What you need to do :: Go through the lines below. Copy those with "that".

Data records ::
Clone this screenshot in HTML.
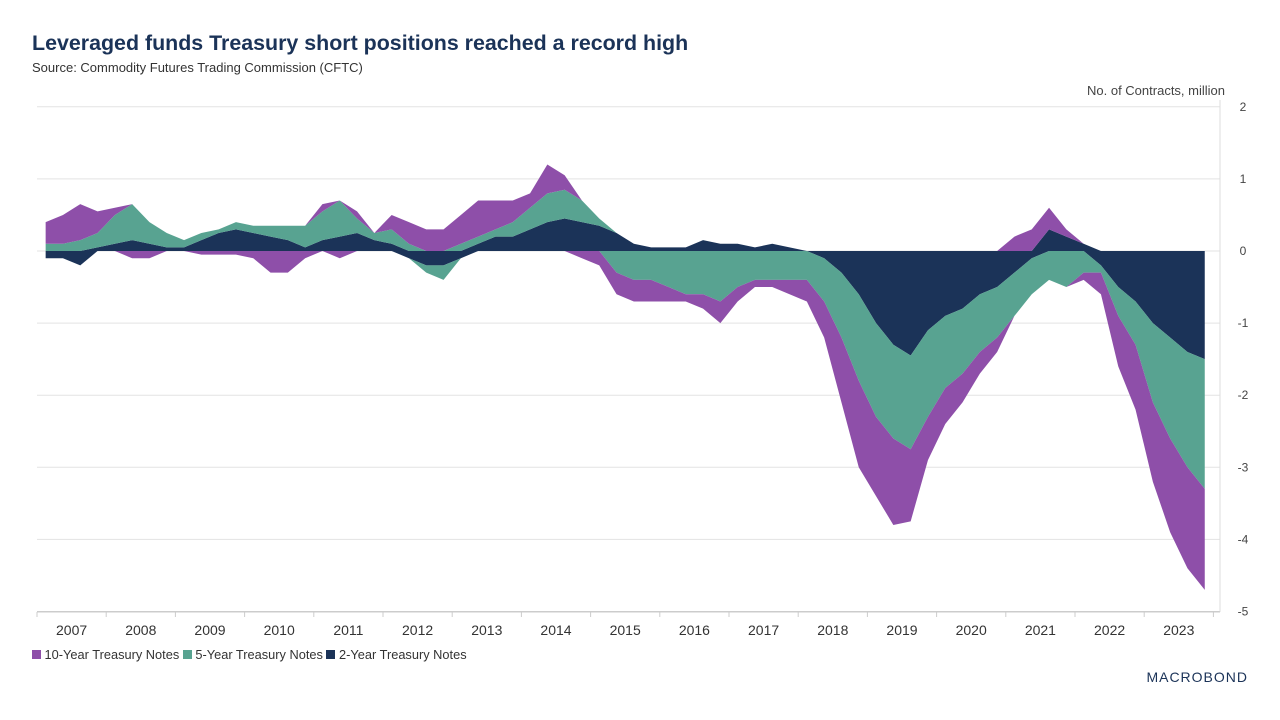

---

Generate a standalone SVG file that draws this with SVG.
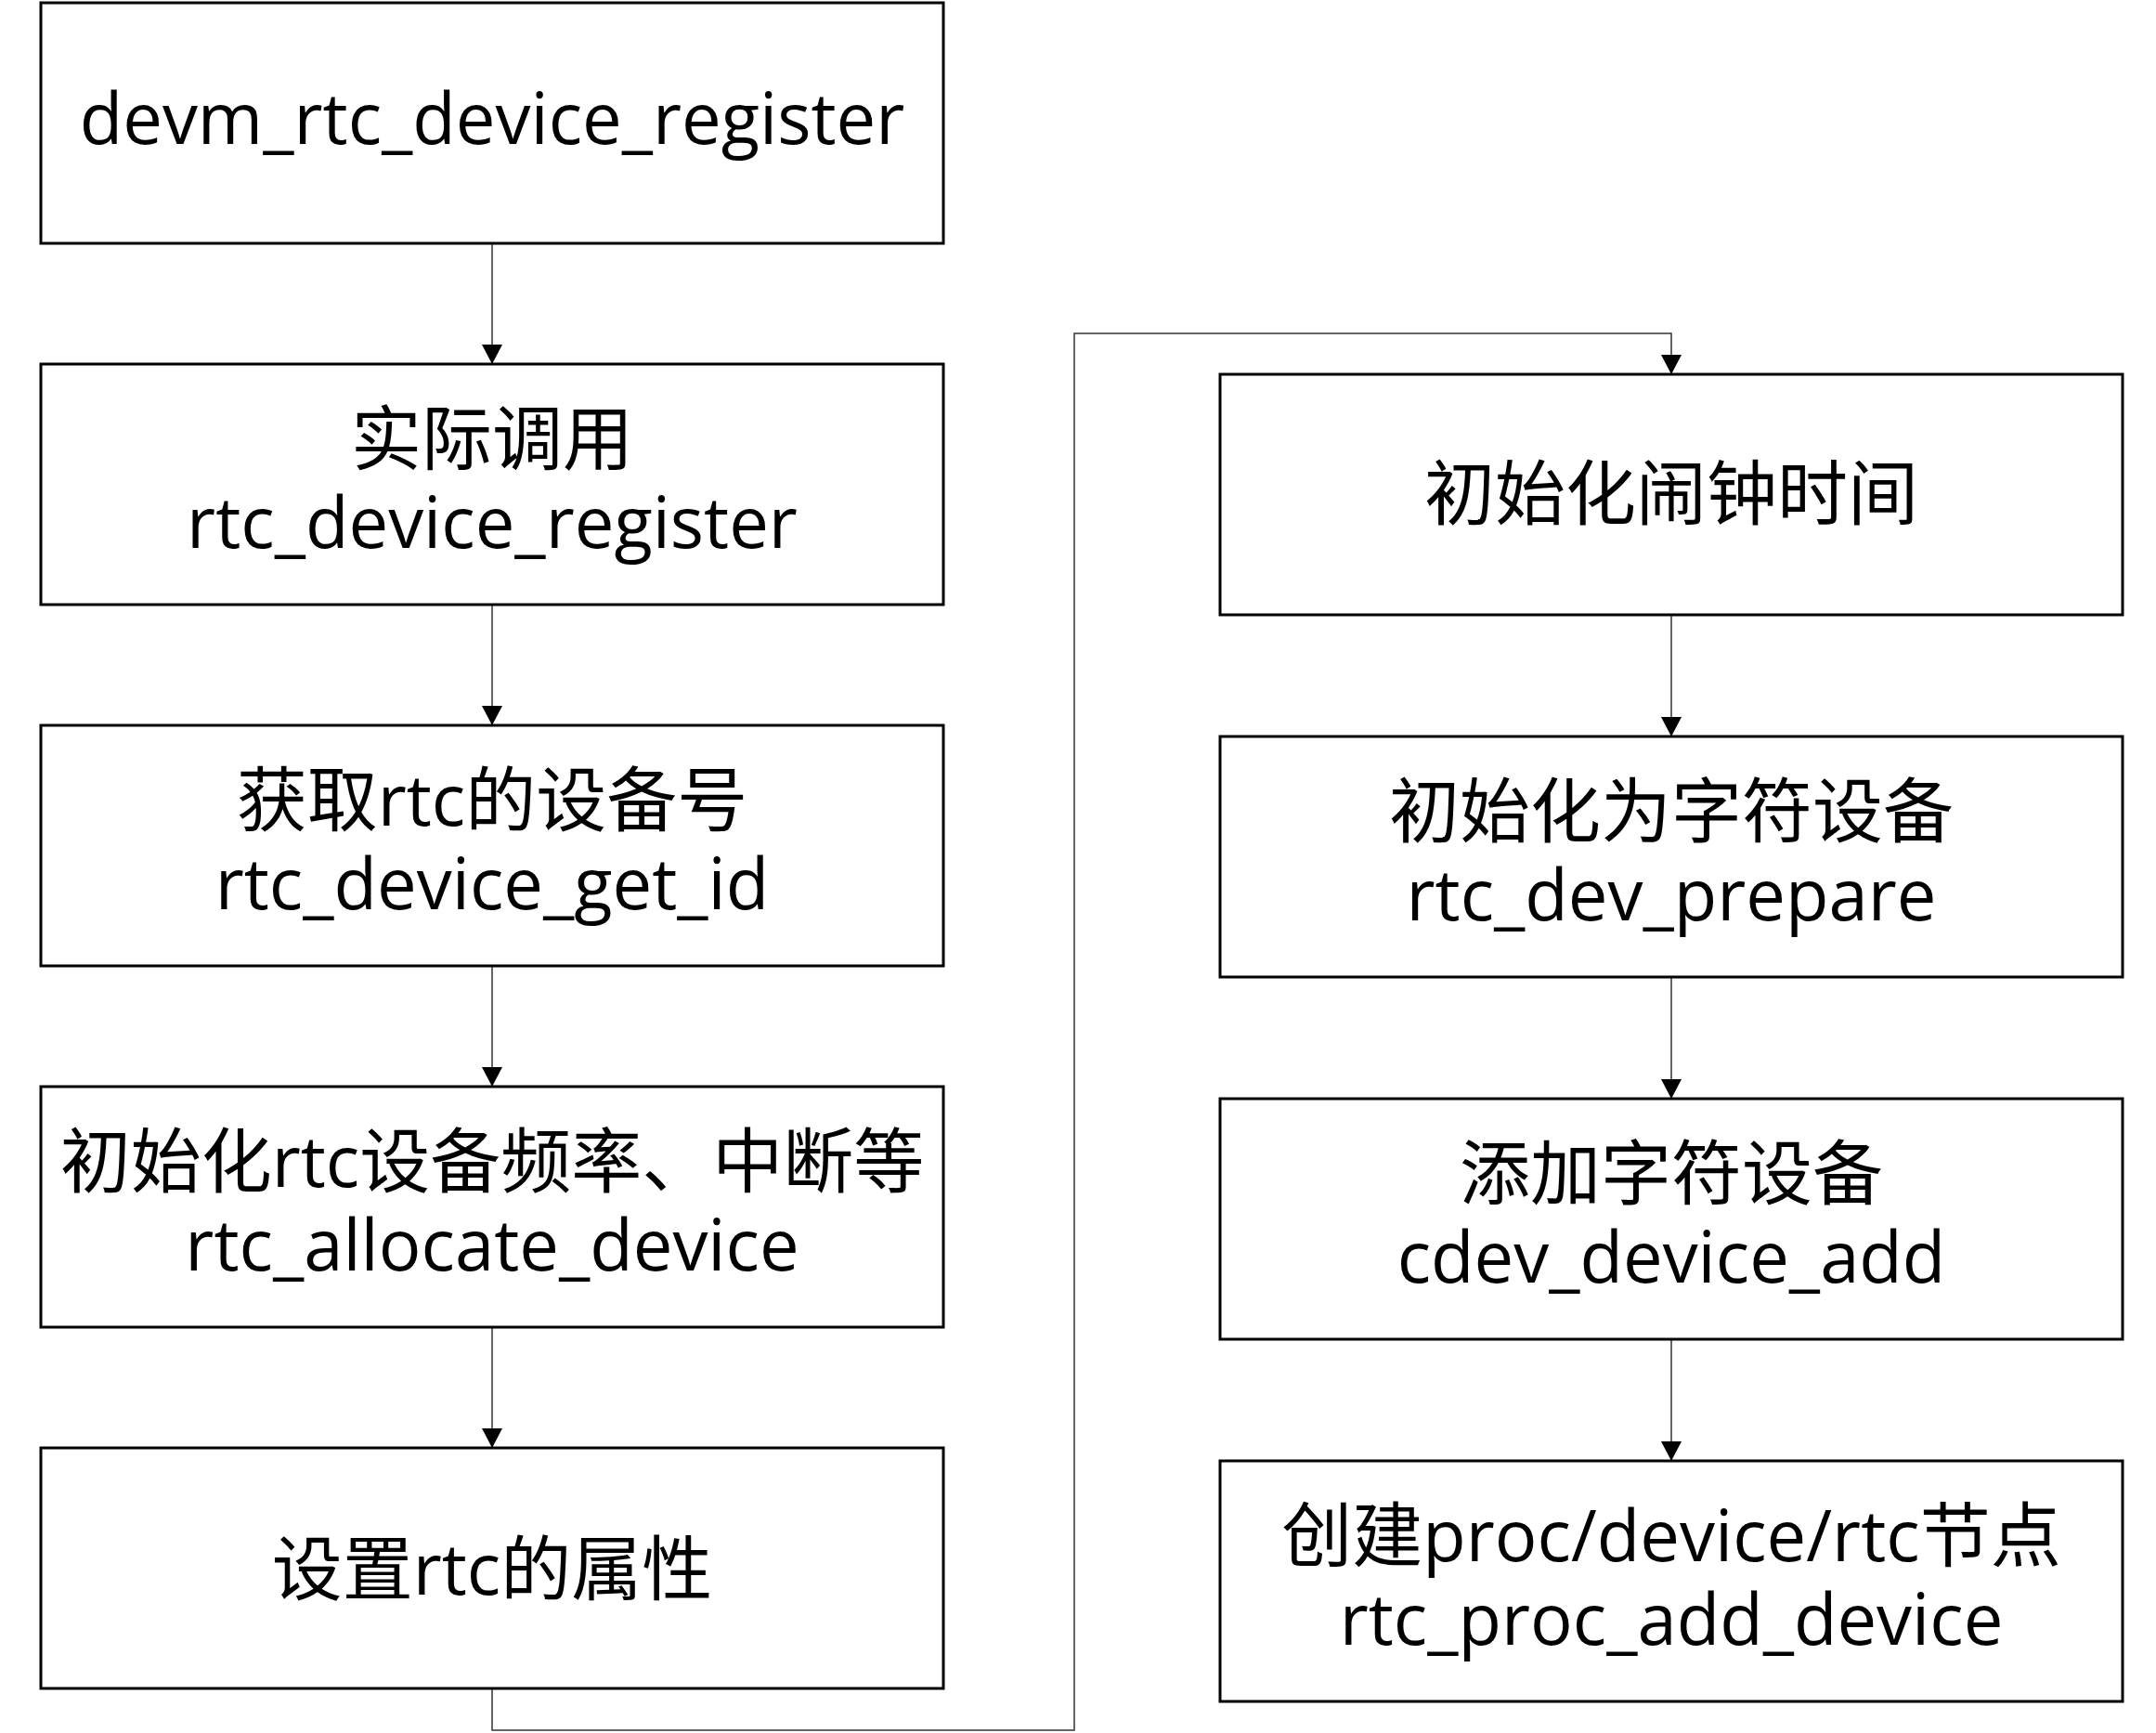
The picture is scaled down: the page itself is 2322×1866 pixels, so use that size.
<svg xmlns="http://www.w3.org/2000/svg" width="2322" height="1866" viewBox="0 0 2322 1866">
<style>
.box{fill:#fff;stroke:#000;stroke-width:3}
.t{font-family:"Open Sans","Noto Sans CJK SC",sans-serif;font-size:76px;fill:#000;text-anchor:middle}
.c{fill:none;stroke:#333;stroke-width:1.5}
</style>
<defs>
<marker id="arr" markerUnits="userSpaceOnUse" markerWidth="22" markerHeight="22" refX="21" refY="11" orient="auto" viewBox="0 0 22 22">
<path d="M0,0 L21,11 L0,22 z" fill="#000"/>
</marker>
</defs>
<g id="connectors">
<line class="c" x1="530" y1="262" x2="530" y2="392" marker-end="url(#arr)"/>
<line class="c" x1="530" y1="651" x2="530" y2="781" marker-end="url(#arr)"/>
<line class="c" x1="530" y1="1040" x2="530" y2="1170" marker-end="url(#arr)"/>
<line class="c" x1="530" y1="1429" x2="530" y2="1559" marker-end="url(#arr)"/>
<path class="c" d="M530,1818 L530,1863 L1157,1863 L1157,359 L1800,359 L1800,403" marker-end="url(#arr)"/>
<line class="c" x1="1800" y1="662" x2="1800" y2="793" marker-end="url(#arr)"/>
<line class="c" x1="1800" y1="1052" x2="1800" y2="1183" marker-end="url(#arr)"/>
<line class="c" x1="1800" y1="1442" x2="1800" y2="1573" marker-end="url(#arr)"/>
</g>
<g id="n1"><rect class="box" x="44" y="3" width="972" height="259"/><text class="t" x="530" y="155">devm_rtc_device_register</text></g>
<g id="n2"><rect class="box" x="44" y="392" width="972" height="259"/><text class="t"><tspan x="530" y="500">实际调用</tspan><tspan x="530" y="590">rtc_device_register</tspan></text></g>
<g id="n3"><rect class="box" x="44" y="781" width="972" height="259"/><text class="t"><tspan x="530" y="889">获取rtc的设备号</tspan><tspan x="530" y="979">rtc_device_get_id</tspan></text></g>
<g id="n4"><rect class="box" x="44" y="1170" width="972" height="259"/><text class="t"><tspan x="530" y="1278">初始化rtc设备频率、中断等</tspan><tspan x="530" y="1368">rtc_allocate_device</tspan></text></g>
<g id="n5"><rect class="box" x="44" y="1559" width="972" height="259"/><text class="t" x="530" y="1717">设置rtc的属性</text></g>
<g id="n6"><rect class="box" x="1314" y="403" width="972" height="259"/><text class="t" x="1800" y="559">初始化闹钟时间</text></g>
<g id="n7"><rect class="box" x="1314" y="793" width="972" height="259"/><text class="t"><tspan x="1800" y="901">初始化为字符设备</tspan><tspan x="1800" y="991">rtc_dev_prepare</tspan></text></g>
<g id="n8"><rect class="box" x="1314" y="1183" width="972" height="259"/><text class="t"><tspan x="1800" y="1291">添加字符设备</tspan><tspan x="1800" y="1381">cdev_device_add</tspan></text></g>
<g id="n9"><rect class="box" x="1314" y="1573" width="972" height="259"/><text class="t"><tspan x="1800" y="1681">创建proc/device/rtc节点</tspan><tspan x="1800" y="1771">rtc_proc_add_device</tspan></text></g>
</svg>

In response ::
Generate a standalone SVG file that draws this with SVG.
The picture is scaled down: the page itself is 2322×1866 pixels, so use that size.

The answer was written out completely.